Process of Becoming a Lawyer
Lawyers are highly trained professionals in all aspects of the law, although they may specialize in one legal field, such as estates, personal injury, corporations, intellectual property, criminal or civil law and so on. The chart below provides an overview of this profession and is followed by detailed steps to becoming an attorney.
|Lawyer Education||Bachelor's degree followed by Juris Doctor (J.D.)|
|Licensure||Must pass bar exam and ethics review|
|Job Skills||Analytical, interpersonal, problem-solving, research, speaking and writing skills|
|Salary||$144,230 (2018 mean)|
|Job Growth||8% (2016-2026)|
Source: U.S. Bureau of Labor Statistics
Steps to Becoming an Attorney: Educational Requirements
The process of becoming a lawyer starts with getting an undergraduate bachelor's degree from an accredited college or university. You can go on to become a lawyer with any undergraduate major, but should take coursework in areas including history, government, English, political science and economics.
Students looking to explore law topics before attending law school have the option to take online legal courses on a non-credit basis or they can even earn a graduate certificate or master's degree in a specialty area such as constitutional law prior to attending law school. prior to attending law school. However, law schools do not require these options and students may proceed directly from their bachelor's to law school if they wish.
Aspiring lawyers must attend a law school accredited by the American Bar Association. To be accepted, you will need to pass the Law School Admission Test (LSAT). LSAT preparation courses are available both online and in-person.
Law school typically lasts three years, after which graduates earn a Juris Doctor (J.D. degree). Law school normally involves one year of generalized study in broad areas of the law, followed by two years of coursework in a specialized field of legal studies.
A few states allow aspiring lawyers to skip law school, provided candidates complete an approved apprenticeship and pass the bar exam. However, this is a highly unusual route to becoming a lawyer.

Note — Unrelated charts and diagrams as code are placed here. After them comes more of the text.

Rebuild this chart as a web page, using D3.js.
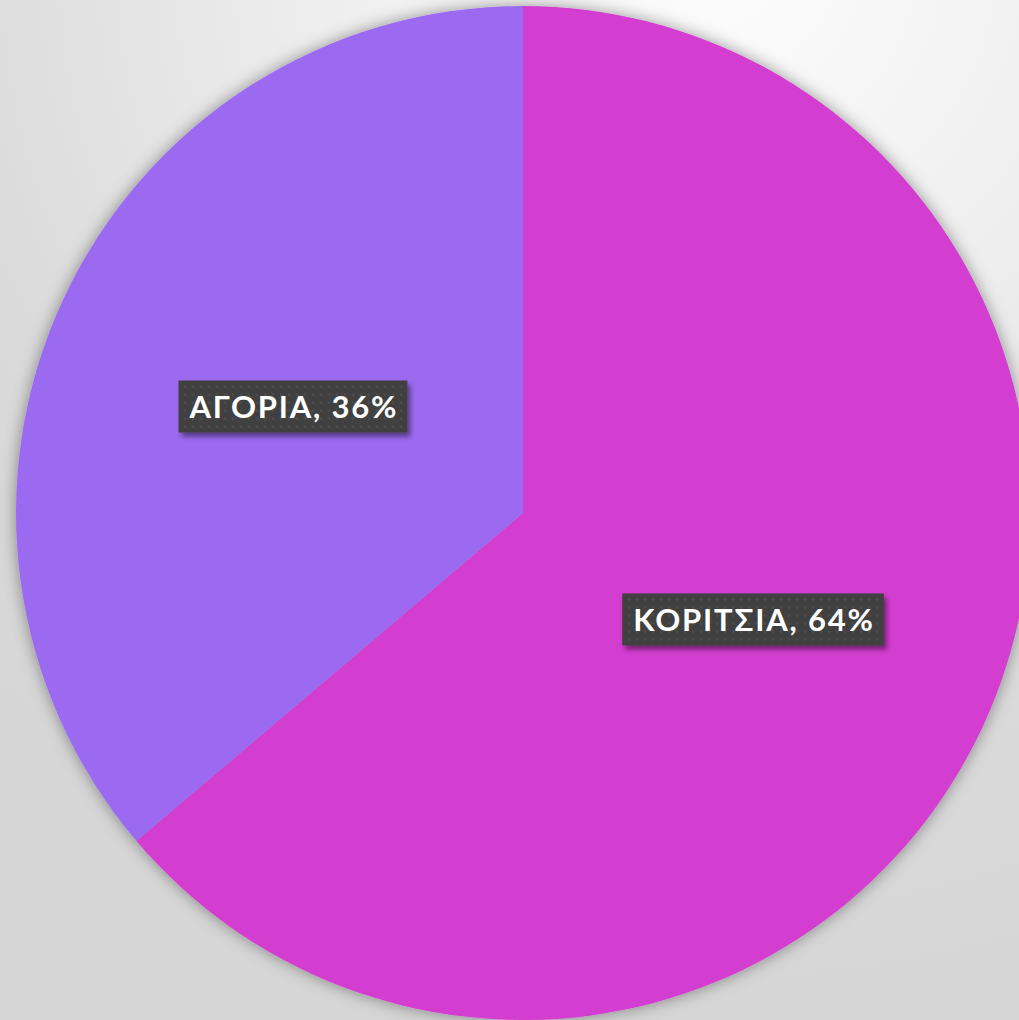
<!DOCTYPE html>
<html>
<head>
<meta charset="utf-8">
<script src="https://cdn.jsdelivr.net/npm/d3@7"></script>
<style>
  html, body { margin: 0; padding: 0; overflow: hidden; }
  svg { display: block; }
</style>
</head>
<body>
<svg width="1019" height="1020"></svg>
<script>
// data
const categories = ['ΚΟΡΙΤΣΙΑ', 'ΑΓΟΡΙΑ'];
const shares = [63.8, 36.2];
const colors = ['#d33dd0', '#9b6bf0'];

const width = 1019, height = 1020;
const cx = 523, cy = 513, radius = 507;

const svg = d3.select('svg');
const defs = svg.append('defs');

// background gradient
const bg = defs.append('radialGradient')
  .attr('id', 'bg')
  .attr('gradientUnits', 'userSpaceOnUse')
  .attr('cx', 720).attr('cy', -40).attr('r', 1050);
bg.append('stop').attr('offset', '0%').attr('stop-color', '#fdfdfd');
bg.append('stop').attr('offset', '40%').attr('stop-color', '#ededed');
bg.append('stop').attr('offset', '75%').attr('stop-color', '#dadada');
bg.append('stop').attr('offset', '100%').attr('stop-color', '#d6d6d6');

svg.append('rect')
  .attr('width', width).attr('height', height)
  .attr('fill', 'url(#bg)');

// soft shadow round the pie
const pieShadow = defs.append('filter').attr('id', 'pieShadow')
  .attr('x', '-20%').attr('y', '-20%').attr('width', '140%').attr('height', '140%');
pieShadow.append('feDropShadow')
  .attr('dx', 0).attr('dy', 0).attr('stdDeviation', 8)
  .attr('flood-color', '#000').attr('flood-opacity', 0.4);

// label box shadow
const boxShadow = defs.append('filter').attr('id', 'boxShadow')
  .attr('x', '-20%').attr('y', '-30%').attr('width', '140%').attr('height', '170%');
boxShadow.append('feDropShadow')
  .attr('dx', 3).attr('dy', 4).attr('stdDeviation', 2.5)
  .attr('flood-color', '#000').attr('flood-opacity', 0.45);

// dotted texture for label boxes
const pat = defs.append('pattern').attr('id', 'dots')
  .attr('patternUnits', 'userSpaceOnUse').attr('width', 8).attr('height', 8);
pat.append('rect').attr('width', 8).attr('height', 8).attr('fill', '#3f3f3f');
pat.append('circle').attr('cx', 4).attr('cy', 4).attr('r', 1.6).attr('fill', '#4b4b4b');

const pie = d3.pie().sort(null).value(d => d);
const arcs = pie(shares);
const arc = d3.arc().innerRadius(0).outerRadius(radius);

const g = svg.append('g').attr('transform', `translate(${cx},${cy})`);

g.append('g').attr('filter', 'url(#pieShadow)')
  .selectAll('path')
  .data(arcs)
  .enter()
  .append('path')
    .attr('d', arc)
    .attr('fill', (d, i) => colors[i]);

const total = d3.sum(shares);
const labels = g.selectAll('g.lbl')
  .data(arcs)
  .enter()
  .append('g')
    .attr('class', 'lbl')
    .attr('transform', d => `translate(${arc.centroid(d)})`);

const txt = labels.append('text')
  .attr('dy', '0.36em')
  .attr('fill', '#ffffff')
  .style('font-family', 'Lato, "DejaVu Sans", sans-serif')
  .style('font-weight', 'bold')
  .style('font-size', '31px')
  .style('letter-spacing', '1.8px')
  .text((d, i) => `${categories[i]}, ${Math.round(d.value / total * 100)}%`);

// centre text and put the box behind it
txt.each(function() {
  const w = this.getComputedTextLength() - 1.8;
  d3.select(this).attr('x', -w / 2);
  d3.select(this.parentNode).insert('rect', 'text')
    .attr('x', -w / 2 - 11).attr('y', -26)
    .attr('width', w + 22).attr('height', 52)
    .attr('fill', 'url(#dots)')
    .attr('filter', 'url(#boxShadow)');
});
</script>
</body>
</html>
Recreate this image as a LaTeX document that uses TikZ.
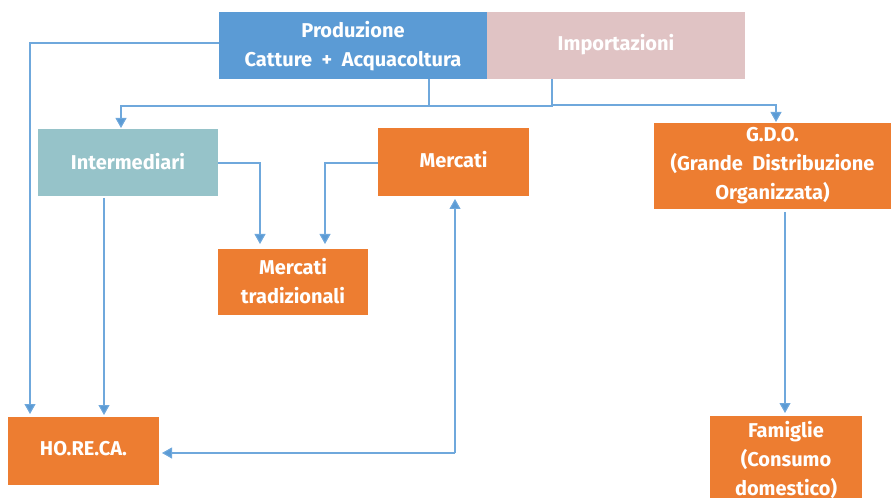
\documentclass[tikz,border=0pt]{standalone}
\usepackage{fontspec}
\setmainfont{Fira Sans}
\usetikzlibrary{arrows.meta}
\definecolor{cblue}{HTML}{5B9BD5}
\definecolor{cpink}{HTML}{E0C3C4}
\definecolor{cteal}{HTML}{96C3C9}
\definecolor{corange}{HTML}{ED7D31}
\definecolor{cline}{HTML}{6FA8DC}
\begin{document}
\begin{tikzpicture}[x=1bp,y=-1bp,
  box/.style={inner sep=0pt, text=white, align=center,
    font=\fontsize{20bp}{29bp}\selectfont\bfseries},
  conn/.style={draw=cline, line width=1.1bp, -{Triangle[length=10bp,width=11bp,fill=cblue]}},
  plain/.style={draw=cline, line width=1.1bp}]
\useasboundingbox (0,0) rectangle (891,498);
\fill[cblue] (219,12) rectangle (487,79);
\node[box] (prod) at (353,46) {Produzione\\Catture \ + \ Acquacoltura};
\fill[cpink] (487,12) rectangle (745,79);
\node[box] (imp) at (616,45) {Importazioni};
\fill[cteal] (38,129) rectangle (218,196);
\node[box] (inter) at (128,162) {Intermediari};
\fill[corange] (378,128) rectangle (529,196);
\node[box] (merc) at (453.5,160) {Mercati};
\fill[corange] (654,123) rectangle (891,209);
\node[box] (gdo) at (772.5,166) {G.D.O.\\(Grande \ Distribuzione\\Organizzata)};
\fill[corange] (218,249) rectangle (368,315);
\node[box] (mtrad) at (293,281) {Mercati\\tradizionali};
\fill[corange] (8,417) rectangle (159,485);
\node[box] (horeca) at (83.5,449) {HO.RE.CA.};
\fill[corange] (710,416) rectangle (862,505);
\node[box] (fam) at (786,460) {Famiglie\\(Consumo\\domestico)};
% connectors
\coordinate (pL) at (219,43);
\coordinate (pB) at (429,79);
\coordinate (iB) at (552,79);
\coordinate (hTop1) at (30,414);
\coordinate (hTop2) at (104,415);
\coordinate (interT) at (121,128);
\coordinate (gdoT) at (776,122);
\coordinate (interR) at (218,163);
\coordinate (mercL) at (378,163);
\coordinate (mtT1) at (260,244);
\coordinate (mtT2) at (325,244);
\coordinate (interB) at (104,198);
\coordinate (gdoB) at (785,212);
\coordinate (famT) at (785,413);
\coordinate (mercB) at (455,199);
\coordinate (hR) at (162,453);
\coordinate (corner) at (455,453);
\draw[conn] (pL) -| (hTop1);
\draw[plain] (pB) |- (429,106) -| (iB);
\draw[conn] (429,106) -| (interT);
\draw[conn] (552,105) -| (gdoT);
\draw[conn] (interR) -| (mtT1);
\draw[conn] (mercL) -| (mtT2);
\draw[conn] (interB) -- (hTop2);
\draw[conn] (gdoB) -- (famT);
\draw[conn] (corner) -- (mercB);
\draw[conn] (corner) -- (hR);
\end{tikzpicture}
\end{document}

Lawyer Preparation Outside the Classroom
While a lawyer's education is crucial, legal experience outside the classroom can also be very useful to help candidates find a job later. One way to gain experience is to participate in mock trial competitions as a law student, an undergraduate or even a high school student.
Mock trial involves fictional court cases in which student legal teams conduct theoretical trials, sometimes with real judges or other legal professionals judging each team's performance. A highly competitive national collegiate mock trial championship tournament is conducted every year.
Internships at law firms (or in criminal law, at district attorney's or public defender's offices) are another valuable way for law students to gain real-world experience that can improve their employment prospects. The same is true of working as a clerk for a judge, though clerkships may be open only to those who already have a law degree. Any real-world legal work open to law students can help pave the path to employment later.
Test to Become a Lawyer: The Bar Exam
To practice law, you must pass the bar exam -- a rigorous test that measures a candidate's overall knowledge of the law. Bar exams differ from state to state and usually are administered over the course of two days. Many states have adopted the Uniform Bar Exam (UBE), which is prepared by the National Conference of Bar Examiners. While each state sets its own passing score and other standards to become a lawyer, the UBE streamlines the process for aspiring lawyers considering more than one state in which to practice.
The bar exam is notoriously difficult to pass. In California, which is widely considered to have the toughest bar exam, the pass rate in 2017 was only 44%. In some states the bar exam is less challenging -- Oklahoma, for example, had a pass rate of 81%. Candidates often pay hundreds of dollars, sometimes thousands, for special study programs outside of law school designed to help them pass.
Another requirement for obtaining a law license is to pass a review of your moral character and fitness. This involves an inquiry into any criminal history, disciplinary actions in college or law school, or other concerns that reflect on your ethical standards. If you fail this review, you cannot become a lawyer.
The Path to Becoming a Lawyer: What Happens After Law School
So you've got your undergraduate degree, you've graduated from law school and you've passed the bar. Congratulations -- you're an unemployed lawyer!
Ideally, you've established a network of contacts while in law school. You may have interned at a firm you'd like to work for, so that your skills are already known to your potential employer. And hopefully you have a good list of reputable professionals who can recommend your services.
New law grads usually start as lower-level associates at law firms working on relatively minor cases. As you prove yourself on the job, you can move on to more complex cases and eventually become a partner. You can also strike out on your own and start your own law firm.
By the way, you can also become president of the United States. Out of 45 presidents, no fewer than 25 were lawyers. If you're interested in going into politics at any level, a law degree can be an excellent start.
How Much Do Lawyers Earn?
According to an Investopedia analysis of U.S. Bureau of Labor Statistics (BLS) data, attorneys are number 22 on the list of highest-paying professions in America. The BLS reported in May 2018 that lawyers earned a mean (average) annual wage of $144,230.